# [Extracted information]
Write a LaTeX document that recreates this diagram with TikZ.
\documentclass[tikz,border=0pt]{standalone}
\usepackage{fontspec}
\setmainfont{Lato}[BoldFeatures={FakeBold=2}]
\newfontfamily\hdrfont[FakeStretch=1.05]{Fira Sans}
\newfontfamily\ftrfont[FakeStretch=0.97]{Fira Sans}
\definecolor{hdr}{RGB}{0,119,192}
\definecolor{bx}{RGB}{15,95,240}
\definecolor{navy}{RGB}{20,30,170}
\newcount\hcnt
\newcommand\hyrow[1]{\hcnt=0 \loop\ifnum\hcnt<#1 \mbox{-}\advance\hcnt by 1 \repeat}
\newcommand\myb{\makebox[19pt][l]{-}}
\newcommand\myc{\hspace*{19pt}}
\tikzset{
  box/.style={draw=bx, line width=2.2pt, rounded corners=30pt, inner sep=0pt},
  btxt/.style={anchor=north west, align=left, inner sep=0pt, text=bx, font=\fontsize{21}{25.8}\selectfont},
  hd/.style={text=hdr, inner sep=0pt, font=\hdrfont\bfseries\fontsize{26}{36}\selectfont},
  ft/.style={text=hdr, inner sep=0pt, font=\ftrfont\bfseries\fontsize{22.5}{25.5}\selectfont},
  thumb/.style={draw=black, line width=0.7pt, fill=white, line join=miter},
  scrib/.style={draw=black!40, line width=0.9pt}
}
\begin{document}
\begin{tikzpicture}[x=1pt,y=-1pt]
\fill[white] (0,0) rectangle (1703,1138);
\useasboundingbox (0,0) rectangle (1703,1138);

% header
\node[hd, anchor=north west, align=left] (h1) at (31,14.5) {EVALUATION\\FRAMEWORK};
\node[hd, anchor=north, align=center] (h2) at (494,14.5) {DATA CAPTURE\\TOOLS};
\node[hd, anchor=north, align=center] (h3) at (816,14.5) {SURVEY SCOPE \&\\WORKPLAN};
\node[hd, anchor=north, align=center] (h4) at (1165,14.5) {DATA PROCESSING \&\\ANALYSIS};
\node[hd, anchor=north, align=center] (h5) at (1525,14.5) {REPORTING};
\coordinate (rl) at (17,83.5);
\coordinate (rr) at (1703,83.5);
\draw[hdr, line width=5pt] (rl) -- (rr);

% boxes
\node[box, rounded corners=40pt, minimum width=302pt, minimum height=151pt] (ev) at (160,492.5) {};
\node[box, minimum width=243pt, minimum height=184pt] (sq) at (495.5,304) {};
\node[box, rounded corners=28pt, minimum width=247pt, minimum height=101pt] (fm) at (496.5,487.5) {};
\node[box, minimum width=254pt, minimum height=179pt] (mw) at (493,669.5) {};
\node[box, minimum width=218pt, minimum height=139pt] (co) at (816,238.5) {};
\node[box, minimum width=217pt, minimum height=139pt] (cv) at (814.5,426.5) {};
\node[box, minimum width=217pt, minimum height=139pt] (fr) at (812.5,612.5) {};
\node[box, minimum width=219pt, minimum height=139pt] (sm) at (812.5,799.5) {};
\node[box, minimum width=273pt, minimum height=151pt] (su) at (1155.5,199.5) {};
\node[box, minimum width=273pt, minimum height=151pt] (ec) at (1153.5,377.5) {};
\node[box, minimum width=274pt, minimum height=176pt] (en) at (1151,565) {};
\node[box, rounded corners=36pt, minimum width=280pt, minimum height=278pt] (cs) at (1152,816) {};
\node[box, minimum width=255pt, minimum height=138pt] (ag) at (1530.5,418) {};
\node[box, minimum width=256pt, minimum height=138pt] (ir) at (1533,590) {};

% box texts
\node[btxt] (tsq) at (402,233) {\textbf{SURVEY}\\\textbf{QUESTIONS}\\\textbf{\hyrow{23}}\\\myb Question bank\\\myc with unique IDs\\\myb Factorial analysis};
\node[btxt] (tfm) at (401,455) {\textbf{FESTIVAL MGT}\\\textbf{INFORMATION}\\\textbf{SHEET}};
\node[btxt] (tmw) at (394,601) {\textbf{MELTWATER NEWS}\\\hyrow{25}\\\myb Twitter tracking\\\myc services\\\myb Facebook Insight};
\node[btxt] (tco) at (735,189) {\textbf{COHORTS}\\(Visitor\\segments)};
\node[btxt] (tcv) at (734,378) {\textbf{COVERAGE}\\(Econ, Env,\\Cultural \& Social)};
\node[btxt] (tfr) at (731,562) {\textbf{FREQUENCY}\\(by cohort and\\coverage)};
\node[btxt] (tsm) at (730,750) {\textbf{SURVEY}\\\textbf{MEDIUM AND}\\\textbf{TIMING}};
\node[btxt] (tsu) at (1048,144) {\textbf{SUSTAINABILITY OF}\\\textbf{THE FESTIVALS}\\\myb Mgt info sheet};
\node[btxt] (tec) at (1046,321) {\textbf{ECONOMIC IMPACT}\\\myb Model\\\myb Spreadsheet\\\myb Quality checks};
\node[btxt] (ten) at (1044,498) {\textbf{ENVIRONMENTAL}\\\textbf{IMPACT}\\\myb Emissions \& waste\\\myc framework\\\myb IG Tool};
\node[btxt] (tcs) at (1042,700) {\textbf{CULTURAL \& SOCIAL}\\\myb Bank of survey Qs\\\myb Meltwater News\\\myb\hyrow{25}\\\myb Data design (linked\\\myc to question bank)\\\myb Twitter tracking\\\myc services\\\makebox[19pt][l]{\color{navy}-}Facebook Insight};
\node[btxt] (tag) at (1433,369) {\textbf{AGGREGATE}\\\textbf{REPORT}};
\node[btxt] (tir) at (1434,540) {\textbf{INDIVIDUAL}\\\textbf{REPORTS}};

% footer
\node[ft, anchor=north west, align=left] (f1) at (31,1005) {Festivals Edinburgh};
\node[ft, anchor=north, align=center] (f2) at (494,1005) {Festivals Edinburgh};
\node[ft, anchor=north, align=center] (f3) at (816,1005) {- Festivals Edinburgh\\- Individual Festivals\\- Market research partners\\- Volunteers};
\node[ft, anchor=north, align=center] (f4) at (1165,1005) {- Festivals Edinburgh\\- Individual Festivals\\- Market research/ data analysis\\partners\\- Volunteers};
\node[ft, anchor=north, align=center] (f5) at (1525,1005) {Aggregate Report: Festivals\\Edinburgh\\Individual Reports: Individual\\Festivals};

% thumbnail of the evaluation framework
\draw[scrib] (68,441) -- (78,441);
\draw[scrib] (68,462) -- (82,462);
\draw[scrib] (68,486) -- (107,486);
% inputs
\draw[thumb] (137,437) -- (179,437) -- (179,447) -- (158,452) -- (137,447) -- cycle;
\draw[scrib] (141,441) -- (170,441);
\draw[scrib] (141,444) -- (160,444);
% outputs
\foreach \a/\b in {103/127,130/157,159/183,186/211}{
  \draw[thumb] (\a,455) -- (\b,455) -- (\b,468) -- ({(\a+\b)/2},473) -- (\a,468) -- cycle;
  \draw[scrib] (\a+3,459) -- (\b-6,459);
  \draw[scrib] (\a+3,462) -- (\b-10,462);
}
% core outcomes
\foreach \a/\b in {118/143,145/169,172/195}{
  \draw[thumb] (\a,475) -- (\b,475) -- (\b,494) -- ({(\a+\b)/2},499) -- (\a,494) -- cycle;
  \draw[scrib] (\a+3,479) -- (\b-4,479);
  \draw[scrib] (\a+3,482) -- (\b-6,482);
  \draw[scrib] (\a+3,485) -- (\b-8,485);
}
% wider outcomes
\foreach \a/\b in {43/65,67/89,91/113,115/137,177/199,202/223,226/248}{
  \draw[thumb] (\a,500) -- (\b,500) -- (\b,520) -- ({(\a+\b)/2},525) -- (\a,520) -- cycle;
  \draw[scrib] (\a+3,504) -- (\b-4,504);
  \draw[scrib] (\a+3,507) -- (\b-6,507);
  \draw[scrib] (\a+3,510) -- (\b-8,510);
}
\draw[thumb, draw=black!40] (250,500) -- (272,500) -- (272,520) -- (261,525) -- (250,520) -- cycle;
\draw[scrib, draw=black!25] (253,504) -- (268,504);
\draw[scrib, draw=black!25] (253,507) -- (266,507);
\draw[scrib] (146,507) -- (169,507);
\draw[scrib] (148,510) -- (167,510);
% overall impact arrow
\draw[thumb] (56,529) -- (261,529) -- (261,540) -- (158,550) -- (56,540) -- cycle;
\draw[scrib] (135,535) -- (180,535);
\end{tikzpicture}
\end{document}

* * *

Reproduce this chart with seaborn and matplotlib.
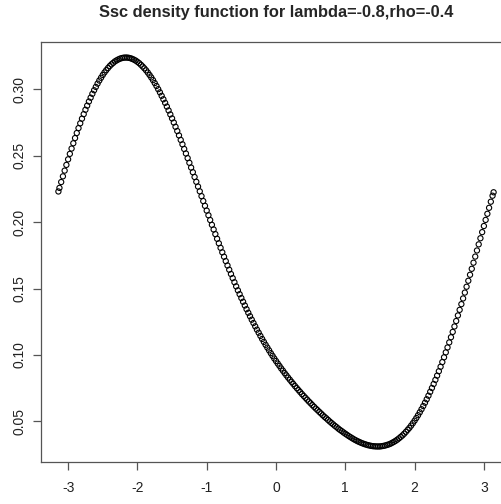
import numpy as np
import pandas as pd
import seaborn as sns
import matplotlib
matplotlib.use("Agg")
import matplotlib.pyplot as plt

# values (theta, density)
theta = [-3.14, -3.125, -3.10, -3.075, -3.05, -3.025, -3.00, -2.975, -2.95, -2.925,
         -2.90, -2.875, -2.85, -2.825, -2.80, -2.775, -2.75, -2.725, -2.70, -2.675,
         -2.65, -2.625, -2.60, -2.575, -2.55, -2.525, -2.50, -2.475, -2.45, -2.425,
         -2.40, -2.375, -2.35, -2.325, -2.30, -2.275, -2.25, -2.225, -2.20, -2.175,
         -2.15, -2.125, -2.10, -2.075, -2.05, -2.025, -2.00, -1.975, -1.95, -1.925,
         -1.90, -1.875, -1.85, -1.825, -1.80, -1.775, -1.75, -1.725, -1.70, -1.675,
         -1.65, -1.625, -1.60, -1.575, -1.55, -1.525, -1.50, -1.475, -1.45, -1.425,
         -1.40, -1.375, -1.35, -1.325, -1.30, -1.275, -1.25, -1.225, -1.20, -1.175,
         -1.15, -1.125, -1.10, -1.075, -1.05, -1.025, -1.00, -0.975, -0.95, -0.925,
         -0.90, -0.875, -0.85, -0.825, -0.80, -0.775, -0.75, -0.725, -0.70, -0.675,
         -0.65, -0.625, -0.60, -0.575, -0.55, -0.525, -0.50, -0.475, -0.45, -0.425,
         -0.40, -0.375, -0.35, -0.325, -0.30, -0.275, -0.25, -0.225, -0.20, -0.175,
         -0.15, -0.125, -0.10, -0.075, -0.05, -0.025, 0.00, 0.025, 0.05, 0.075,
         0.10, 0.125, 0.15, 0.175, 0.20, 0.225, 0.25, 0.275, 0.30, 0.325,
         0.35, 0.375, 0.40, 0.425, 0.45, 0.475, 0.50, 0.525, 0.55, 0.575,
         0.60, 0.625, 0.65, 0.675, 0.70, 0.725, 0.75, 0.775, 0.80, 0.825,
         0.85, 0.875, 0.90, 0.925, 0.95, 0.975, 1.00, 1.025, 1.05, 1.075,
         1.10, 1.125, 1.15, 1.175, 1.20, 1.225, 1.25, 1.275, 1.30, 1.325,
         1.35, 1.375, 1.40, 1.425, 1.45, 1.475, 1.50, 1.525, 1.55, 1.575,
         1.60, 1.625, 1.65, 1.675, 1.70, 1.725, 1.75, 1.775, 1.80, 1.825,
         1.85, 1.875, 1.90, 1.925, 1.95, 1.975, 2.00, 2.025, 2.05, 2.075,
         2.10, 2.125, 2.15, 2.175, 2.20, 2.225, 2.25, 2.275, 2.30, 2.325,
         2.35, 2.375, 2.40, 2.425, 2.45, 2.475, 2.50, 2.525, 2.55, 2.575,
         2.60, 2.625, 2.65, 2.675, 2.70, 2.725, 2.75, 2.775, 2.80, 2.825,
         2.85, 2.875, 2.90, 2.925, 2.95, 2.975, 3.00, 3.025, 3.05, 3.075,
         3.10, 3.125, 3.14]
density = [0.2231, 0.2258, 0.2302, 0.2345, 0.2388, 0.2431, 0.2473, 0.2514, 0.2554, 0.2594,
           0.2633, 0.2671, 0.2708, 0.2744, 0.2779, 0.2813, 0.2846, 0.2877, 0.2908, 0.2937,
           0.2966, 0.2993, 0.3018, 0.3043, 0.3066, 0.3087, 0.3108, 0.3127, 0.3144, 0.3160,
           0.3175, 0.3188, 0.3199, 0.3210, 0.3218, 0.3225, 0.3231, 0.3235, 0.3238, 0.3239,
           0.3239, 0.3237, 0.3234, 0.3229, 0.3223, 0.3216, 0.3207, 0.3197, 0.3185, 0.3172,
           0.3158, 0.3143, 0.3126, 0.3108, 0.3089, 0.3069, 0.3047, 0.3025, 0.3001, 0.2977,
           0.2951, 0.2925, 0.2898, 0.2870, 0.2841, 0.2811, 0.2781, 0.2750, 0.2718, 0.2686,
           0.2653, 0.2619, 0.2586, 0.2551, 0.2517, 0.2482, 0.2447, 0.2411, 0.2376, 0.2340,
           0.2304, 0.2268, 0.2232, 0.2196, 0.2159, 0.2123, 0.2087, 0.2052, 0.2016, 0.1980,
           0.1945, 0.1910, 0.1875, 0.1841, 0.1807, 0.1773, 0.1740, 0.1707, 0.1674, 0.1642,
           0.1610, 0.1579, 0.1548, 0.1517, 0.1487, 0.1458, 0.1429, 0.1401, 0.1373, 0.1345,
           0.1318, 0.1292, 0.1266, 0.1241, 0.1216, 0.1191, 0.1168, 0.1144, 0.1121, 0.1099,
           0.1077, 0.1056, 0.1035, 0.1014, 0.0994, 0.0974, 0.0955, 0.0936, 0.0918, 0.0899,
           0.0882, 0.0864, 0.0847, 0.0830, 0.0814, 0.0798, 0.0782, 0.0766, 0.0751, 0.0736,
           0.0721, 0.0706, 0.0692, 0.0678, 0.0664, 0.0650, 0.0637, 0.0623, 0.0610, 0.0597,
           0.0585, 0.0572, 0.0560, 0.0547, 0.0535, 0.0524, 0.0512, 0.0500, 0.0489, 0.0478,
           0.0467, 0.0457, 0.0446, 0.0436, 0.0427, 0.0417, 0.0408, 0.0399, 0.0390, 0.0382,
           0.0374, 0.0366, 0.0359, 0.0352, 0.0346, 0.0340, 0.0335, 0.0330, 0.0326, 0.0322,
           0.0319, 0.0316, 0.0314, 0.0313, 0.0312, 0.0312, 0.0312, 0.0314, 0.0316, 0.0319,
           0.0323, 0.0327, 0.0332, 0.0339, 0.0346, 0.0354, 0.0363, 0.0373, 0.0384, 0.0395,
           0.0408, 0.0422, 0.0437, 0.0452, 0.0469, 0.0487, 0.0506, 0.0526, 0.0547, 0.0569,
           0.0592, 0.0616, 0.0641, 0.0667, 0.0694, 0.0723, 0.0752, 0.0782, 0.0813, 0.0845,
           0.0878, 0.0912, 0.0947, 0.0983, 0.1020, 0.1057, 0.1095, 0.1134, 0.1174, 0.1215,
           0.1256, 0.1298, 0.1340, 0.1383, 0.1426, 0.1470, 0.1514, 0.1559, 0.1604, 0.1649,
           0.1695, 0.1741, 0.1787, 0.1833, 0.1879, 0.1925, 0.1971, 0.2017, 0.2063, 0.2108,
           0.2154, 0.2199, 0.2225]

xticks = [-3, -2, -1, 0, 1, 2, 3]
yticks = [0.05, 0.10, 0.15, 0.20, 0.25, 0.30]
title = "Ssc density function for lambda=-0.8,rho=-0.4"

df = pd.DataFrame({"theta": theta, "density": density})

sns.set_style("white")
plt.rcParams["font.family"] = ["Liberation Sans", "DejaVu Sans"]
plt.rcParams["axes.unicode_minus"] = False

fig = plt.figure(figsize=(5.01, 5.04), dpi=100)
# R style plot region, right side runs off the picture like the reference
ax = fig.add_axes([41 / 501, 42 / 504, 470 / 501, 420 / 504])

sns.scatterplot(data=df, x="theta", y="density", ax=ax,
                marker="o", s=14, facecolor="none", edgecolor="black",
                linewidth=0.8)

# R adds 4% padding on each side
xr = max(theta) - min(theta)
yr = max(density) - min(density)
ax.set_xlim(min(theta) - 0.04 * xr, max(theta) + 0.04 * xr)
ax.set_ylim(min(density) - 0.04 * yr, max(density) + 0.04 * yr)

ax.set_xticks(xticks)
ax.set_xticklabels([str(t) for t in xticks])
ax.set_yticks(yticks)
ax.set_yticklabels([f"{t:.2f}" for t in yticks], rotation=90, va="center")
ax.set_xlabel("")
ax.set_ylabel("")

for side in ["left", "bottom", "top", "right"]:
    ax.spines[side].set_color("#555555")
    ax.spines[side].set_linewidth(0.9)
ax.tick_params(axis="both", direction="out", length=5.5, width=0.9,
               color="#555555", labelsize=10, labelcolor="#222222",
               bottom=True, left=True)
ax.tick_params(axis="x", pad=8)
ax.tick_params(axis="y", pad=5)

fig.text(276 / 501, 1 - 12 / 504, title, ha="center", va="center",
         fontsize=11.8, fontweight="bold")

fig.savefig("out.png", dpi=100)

---

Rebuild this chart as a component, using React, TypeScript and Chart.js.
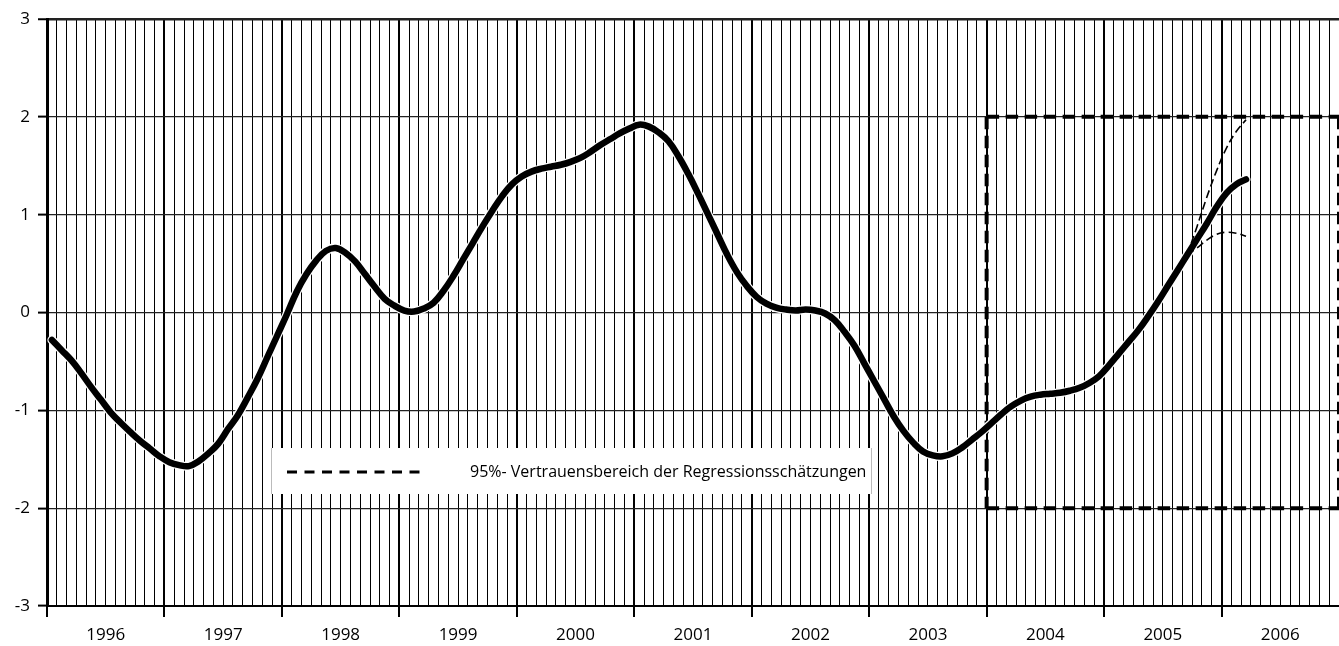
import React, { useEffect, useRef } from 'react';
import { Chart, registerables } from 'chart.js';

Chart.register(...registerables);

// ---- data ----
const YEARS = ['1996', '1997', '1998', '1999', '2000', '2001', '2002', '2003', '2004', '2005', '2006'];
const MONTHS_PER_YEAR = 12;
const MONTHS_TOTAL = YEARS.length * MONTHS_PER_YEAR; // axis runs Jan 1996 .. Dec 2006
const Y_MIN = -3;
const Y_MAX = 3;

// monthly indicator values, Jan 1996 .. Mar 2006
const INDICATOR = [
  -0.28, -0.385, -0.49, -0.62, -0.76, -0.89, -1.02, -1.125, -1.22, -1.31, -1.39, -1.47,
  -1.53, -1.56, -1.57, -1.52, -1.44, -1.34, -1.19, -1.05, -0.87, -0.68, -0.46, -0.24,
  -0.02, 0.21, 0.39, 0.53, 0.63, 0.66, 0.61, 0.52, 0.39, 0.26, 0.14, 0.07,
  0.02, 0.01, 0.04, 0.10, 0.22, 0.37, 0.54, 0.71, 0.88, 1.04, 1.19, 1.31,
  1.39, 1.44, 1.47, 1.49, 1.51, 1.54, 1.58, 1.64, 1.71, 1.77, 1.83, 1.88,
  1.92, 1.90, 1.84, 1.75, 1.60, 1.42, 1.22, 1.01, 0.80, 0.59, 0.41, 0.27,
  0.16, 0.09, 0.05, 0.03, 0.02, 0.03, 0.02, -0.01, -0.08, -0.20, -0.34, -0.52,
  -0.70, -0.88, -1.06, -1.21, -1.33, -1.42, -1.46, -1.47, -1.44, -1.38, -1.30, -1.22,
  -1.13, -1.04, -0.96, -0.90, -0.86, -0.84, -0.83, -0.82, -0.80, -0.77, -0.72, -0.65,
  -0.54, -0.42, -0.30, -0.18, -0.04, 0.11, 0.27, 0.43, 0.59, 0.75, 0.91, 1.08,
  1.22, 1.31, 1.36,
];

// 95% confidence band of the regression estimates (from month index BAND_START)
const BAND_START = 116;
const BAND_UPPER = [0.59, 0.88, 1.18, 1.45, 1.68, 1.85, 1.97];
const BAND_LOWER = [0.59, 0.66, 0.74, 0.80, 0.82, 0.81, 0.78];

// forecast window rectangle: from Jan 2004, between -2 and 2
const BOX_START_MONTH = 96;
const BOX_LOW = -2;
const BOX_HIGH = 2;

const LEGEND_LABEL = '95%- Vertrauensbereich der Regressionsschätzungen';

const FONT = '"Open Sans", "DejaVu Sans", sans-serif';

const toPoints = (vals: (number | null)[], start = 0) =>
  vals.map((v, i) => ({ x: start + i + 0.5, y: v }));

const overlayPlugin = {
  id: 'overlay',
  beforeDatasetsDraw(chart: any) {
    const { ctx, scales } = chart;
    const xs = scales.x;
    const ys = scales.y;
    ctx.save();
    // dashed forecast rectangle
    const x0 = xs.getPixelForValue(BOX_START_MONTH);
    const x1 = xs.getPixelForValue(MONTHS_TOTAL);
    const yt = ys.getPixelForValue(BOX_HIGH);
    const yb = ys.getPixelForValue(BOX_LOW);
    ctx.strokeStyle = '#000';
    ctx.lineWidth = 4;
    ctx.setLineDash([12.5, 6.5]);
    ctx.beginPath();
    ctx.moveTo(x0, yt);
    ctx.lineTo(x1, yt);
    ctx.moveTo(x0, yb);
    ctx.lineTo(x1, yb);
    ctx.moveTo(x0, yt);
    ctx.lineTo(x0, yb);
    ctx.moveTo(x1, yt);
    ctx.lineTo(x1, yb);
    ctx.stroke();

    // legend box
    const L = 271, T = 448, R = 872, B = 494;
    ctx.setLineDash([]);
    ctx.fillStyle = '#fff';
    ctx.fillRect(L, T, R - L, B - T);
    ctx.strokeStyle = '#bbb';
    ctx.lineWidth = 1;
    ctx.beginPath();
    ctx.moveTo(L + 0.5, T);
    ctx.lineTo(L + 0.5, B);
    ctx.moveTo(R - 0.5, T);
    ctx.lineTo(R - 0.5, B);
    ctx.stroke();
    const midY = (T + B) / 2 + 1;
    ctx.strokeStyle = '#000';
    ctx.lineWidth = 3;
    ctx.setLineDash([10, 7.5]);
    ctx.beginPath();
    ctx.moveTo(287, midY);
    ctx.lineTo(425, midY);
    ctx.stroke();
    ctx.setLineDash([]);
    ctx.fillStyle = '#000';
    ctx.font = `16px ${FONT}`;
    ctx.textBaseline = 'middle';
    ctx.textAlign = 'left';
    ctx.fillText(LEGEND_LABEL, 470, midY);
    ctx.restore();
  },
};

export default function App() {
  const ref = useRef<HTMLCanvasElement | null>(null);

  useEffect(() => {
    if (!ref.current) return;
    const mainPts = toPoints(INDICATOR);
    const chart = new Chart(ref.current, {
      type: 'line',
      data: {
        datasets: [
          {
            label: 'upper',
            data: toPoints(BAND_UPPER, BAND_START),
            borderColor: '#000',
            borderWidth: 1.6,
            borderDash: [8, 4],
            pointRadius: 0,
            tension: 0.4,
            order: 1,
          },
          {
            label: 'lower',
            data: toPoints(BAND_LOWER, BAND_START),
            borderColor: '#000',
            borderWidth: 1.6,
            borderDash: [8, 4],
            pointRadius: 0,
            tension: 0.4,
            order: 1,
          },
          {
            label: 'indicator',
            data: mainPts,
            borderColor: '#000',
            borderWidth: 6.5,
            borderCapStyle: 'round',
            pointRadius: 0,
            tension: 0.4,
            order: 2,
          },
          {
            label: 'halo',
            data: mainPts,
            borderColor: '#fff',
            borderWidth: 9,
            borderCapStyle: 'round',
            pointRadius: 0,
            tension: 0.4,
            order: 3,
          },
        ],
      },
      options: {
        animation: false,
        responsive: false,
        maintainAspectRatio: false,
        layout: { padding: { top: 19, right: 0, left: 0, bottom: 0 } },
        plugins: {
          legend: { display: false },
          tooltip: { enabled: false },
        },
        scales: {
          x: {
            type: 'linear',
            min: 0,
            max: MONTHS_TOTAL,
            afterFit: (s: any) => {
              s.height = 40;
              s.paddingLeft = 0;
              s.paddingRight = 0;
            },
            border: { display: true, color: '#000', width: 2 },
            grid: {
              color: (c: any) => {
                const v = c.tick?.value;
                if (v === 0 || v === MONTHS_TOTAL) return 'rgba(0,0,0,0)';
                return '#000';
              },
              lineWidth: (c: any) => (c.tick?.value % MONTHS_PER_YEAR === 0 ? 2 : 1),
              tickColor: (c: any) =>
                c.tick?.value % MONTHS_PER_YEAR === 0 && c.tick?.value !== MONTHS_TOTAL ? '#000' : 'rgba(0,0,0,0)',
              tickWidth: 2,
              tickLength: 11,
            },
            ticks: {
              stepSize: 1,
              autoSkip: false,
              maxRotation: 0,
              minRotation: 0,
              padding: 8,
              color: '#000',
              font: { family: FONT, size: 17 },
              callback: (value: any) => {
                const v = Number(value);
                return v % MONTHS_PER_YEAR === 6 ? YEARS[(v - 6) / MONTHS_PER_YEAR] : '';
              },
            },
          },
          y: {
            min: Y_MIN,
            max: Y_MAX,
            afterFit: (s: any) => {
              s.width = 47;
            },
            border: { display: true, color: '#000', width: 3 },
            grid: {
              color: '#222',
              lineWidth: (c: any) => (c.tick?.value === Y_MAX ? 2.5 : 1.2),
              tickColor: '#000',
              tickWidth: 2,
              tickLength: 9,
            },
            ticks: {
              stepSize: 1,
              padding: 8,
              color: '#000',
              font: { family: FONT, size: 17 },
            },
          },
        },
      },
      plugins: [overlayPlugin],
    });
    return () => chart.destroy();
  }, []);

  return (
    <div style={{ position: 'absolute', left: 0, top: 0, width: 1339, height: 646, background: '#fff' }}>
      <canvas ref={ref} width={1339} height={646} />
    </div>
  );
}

# [Task objective]
Leave the pictures out, and transcribe exactly the lines above starting at the one that contains "Rebuild this chart" and ending at the one that contains "Chart.register(...registerables);".

# [Task output]
Rebuild this chart as a component, using React, TypeScript and Chart.js.
import React, { useEffect, useRef } from 'react';
import { Chart, registerables } from 'chart.js';

Chart.register(...registerables);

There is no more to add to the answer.